- Given task
Take the listing from its first line through the line that contains "plt.rcParams['font.family'] = ['Liberation" and please retype those lines exactly, leaving out the pictures.

[START Information shown]

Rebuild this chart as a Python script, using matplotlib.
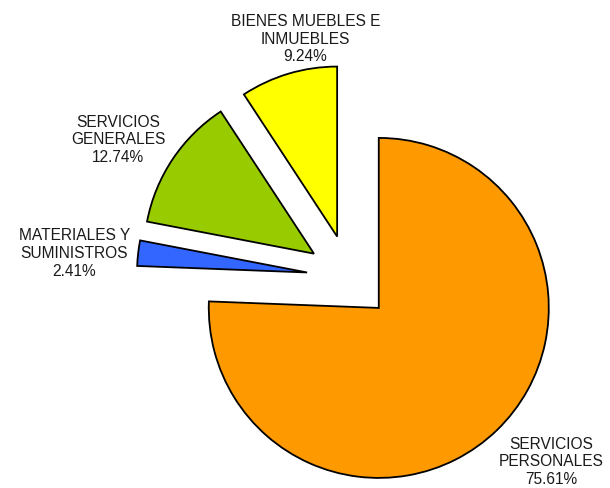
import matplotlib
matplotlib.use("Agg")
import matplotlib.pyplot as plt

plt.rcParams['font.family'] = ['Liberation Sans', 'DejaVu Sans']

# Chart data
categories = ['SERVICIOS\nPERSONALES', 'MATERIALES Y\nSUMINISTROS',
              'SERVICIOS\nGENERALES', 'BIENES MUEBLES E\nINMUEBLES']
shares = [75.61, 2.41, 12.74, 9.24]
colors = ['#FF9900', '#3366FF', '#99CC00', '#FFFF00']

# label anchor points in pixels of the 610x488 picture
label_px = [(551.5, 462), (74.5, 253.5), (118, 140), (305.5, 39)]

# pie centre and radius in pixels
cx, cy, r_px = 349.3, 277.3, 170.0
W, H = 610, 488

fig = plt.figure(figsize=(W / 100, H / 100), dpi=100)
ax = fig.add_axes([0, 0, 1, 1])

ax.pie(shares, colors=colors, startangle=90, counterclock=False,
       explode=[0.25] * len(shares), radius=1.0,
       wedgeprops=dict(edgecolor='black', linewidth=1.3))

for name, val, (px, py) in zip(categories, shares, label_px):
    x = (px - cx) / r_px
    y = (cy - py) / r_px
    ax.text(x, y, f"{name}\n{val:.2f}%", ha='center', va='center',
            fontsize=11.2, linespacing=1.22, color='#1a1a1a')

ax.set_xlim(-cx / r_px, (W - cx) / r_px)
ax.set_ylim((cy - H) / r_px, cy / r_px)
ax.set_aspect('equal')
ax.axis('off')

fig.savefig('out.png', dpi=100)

[END Information shown]

- Answer for the task
Rebuild this chart as a Python script, using matplotlib.
import matplotlib
matplotlib.use("Agg")
import matplotlib.pyplot as plt

plt.rcParams['font.family'] = ['Liberation Sans', 'DejaVu Sans']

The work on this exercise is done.